Former Malaysian Prime Minister Najib Razak Charged With Money Laundering
AUG 8, 2018: Malaysia’s anti-corruption agency has charged former prime minister Najib Razak with three counts of money laundering as part of its investigation into the multi-billion dollar 1MDB scandal.
The charges – which Najib denies – relate to three transfers totaling US$10m into his bank accounts from SRC International, a former unit of the 1MDB fund that US investigators say was looted of billions by Najib’s associates.
A money laundering offense carries a penalty of a jail term of up to 15 years and a fine of at least fives times the value of the proceeds of any illegal transfers, or $1.2m, whichever is the higher.

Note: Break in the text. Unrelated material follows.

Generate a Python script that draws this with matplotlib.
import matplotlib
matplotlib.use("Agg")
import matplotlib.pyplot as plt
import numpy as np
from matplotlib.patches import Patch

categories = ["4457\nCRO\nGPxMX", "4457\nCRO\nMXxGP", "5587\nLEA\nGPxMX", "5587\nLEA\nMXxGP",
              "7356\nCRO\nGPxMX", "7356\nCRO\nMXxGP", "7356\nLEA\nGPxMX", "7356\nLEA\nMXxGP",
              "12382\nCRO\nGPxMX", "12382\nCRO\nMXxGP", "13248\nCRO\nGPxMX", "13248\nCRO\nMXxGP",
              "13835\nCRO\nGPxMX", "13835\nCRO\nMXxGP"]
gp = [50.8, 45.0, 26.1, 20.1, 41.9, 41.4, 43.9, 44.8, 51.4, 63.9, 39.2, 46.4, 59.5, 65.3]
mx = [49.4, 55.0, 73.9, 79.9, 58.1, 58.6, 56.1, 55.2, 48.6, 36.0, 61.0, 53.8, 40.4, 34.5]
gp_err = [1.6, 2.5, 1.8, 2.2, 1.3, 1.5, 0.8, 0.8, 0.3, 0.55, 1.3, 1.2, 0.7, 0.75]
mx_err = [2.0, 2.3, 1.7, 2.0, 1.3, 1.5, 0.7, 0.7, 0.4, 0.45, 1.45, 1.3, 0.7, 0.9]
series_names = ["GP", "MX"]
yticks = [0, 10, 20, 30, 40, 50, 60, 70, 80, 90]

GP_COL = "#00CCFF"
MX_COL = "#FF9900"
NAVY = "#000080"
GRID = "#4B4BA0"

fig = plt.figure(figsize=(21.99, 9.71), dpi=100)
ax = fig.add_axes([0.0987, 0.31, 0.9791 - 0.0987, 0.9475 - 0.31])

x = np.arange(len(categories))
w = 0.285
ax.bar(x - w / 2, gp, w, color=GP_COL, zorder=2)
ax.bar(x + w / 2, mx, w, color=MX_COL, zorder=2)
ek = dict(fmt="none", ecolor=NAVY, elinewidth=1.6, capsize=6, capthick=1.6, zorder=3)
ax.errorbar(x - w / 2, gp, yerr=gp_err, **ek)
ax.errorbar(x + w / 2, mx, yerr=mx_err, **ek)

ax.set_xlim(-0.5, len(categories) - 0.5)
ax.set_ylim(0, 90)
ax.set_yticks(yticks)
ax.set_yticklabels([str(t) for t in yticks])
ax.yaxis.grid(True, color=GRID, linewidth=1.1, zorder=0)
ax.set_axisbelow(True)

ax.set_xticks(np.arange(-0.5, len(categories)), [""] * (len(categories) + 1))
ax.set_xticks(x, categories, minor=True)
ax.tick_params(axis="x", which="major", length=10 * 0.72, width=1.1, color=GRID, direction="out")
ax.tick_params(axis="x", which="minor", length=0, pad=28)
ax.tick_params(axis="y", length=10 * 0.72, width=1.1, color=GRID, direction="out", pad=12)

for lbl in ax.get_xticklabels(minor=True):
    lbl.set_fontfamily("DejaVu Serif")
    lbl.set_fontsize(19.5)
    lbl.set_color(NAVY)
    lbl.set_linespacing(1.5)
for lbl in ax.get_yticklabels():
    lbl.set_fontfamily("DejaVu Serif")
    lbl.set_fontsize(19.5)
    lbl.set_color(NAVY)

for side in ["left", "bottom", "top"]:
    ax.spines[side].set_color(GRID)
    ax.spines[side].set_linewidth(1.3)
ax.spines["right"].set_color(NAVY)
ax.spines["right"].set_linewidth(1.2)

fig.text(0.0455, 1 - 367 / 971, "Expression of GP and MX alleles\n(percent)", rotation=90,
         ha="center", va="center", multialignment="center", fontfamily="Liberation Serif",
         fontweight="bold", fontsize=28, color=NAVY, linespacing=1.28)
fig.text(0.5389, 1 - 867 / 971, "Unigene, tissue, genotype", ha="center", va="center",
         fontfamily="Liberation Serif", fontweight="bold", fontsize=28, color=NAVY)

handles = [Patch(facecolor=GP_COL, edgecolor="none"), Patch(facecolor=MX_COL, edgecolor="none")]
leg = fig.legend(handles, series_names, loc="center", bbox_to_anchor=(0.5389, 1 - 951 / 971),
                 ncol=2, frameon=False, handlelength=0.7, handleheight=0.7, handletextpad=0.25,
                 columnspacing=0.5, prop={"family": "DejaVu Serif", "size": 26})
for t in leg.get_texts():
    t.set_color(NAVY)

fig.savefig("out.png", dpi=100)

Najib arrived at the courthouse accompanied by his children and sat in the dock looking calm.
Last month Najib pleaded not guilty to abuse of power and three counts of criminal breach of trust, just two months after the allegation led to his stunning election defeat.
He and his wife, Rosmah Mansor, have been barred from leaving the country since he lost an election in May, and the new prime minister, his mentor-turned-foe Mahathir Mohamad, relaunched an investigation into 1MDB.

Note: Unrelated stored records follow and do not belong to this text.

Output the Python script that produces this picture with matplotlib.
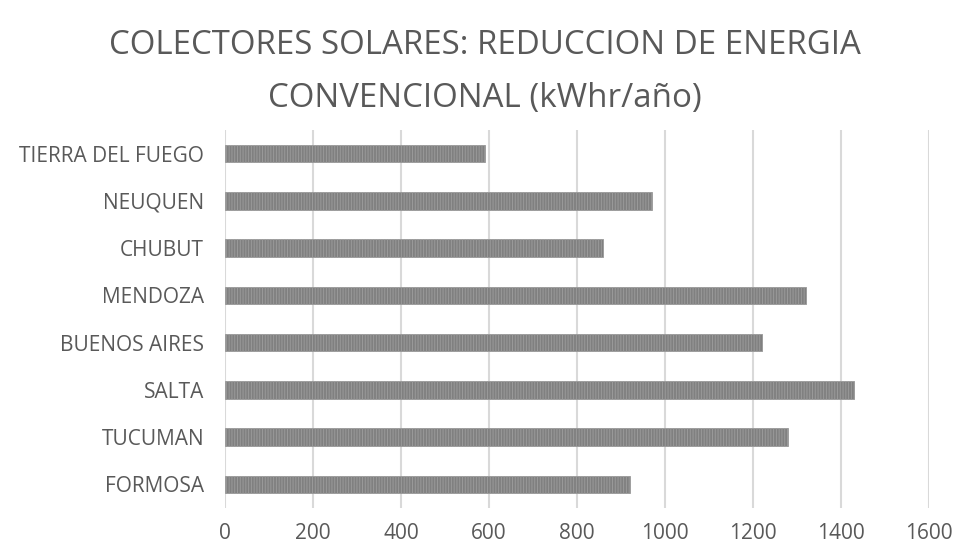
import matplotlib
matplotlib.use('Agg')
from matplotlib import pyplot as plt

# datos (kWhr/año)
provincias = ['FORMOSA', 'TUCUMAN', 'SALTA', 'BUENOS AIRES', 'MENDOZA',
              'CHUBUT', 'NEUQUEN', 'TIERRA DEL FUEGO']
reduccion = [920, 1280, 1430, 1220, 1320, 860, 970, 590]
xticks = [0, 200, 400, 600, 800, 1000, 1200, 1400, 1600]
titulo = ['COLECTORES SOLARES: REDUCCION DE ENERGIA', 'CONVENCIONAL (kWhr/año)']

plt.rcParams['font.family'] = ['Open Sans', 'DejaVu Sans']
plt.rcParams['hatch.color'] = '#6a6a6a'
plt.rcParams['hatch.linewidth'] = 0.7

fig = plt.figure(figsize=(9.54, 5.51), dpi=100)
ax = fig.add_axes([225/954, 1 - 508/551, (929-225)/954, (508-130)/551])

pos = list(range(len(provincias)))
ax.barh(pos, reduccion, height=0.37, color='#808080', hatch='||||||',
        edgecolor='#9a9a9a', linewidth=0.6, zorder=3)

ax.set_xlim(0, 1600)
ax.set_ylim(-0.5, len(provincias) - 0.5)
ax.set_xticks(xticks)
ax.set_xticklabels([str(t) for t in xticks])
ax.set_yticks(pos)
ax.set_yticklabels(provincias)

ax.grid(axis='x', color='#d9d9d9', linewidth=1.5, zorder=0)
for s in ax.spines.values():
    s.set_visible(False)
ax.tick_params(axis='both', length=0, colors='#595959', labelsize=15)
ax.tick_params(axis='x', pad=11)
ax.tick_params(axis='y', pad=15)

fig.text(0.508, 1 - 45/551, titulo[0], ha='center', va='center',
         fontsize=23.8, color='#595959')
fig.text(0.508, 1 - 99/551, titulo[1], ha='center', va='center',
         fontsize=23.8, color='#595959')

fig.savefig('out.png', dpi=100)
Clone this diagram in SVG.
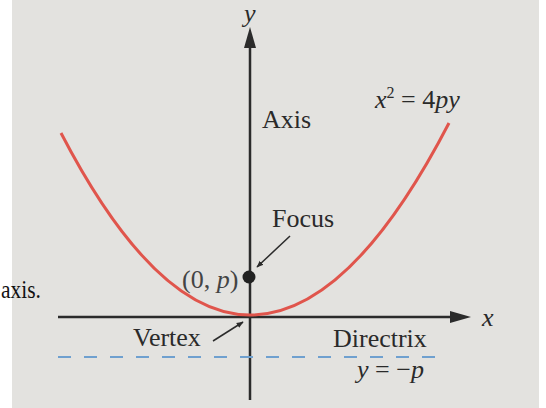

The 1MDB corruption scandal, described as the biggest in Malaysia’s history, saw billions of dollars allegedly embezzled and lavishly spent around the globe on luxury property, a luxury private yacht, Hollywood films and extravagant shopping sprees.
The 300-feet luxury US$250m yacht at center of the 1MDB scandal was returned to Malaysia, PM Mahathir said Monday.

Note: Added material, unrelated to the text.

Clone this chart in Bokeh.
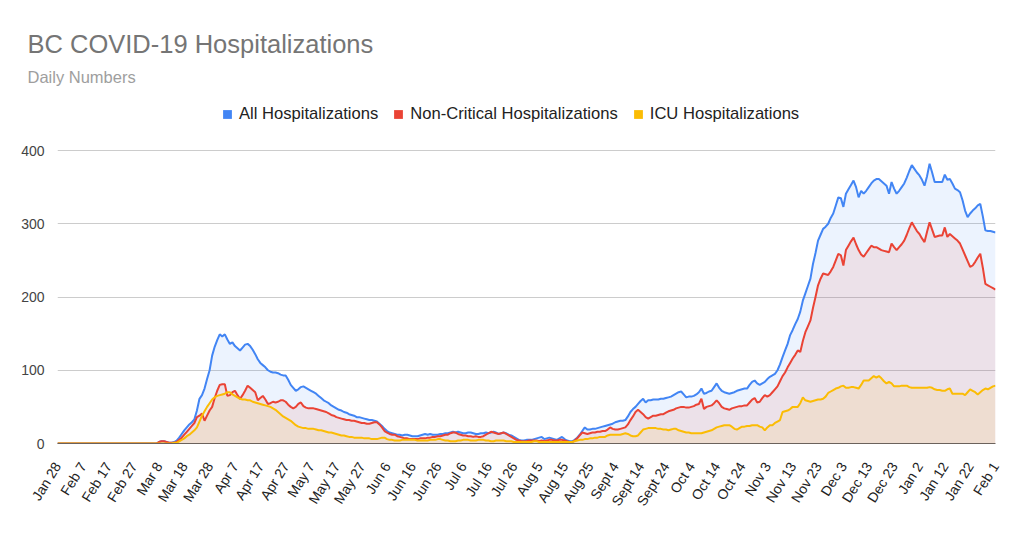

Owned by Low Taek Jho – popularly known as Jho Low – a close Najib associate and former unofficial adviser to 1MDB was believed to have been sailing around Asia on the yacht before it was seized.
Indonesian police working with the FBI seized the yacht off Bali in February but had faced a legal challenge from a Cayman Islands company registered as its owner.
Legal experts said the return of the yacht would bolster the case against Najib and other people linked to the scandal and could be used to prosecute Jho Low after the fugitive is caught.
“Of course it will help the prosecutors. It is part of the evidence of the crime committed. It is certainty a positive development in the investigations,” N. Surendran, adviser to a group called Lawyers for Liberty, said.
Indonesian authorities detained the super-yacht following a request by the US Department of Justice.
Lawsuits filed in US courts by the Department of Justice allege that an estimated $4.5bn was misappropriated from 1MDB by high-level officials of the fund and their associates.
The suits allege that US$1.7 billion worth of assets were allegedly bought with the stolen funds, which US officials are seeking to recover.
1MDB is being investigated by at least six countries including Singapore, Switzerland and the US.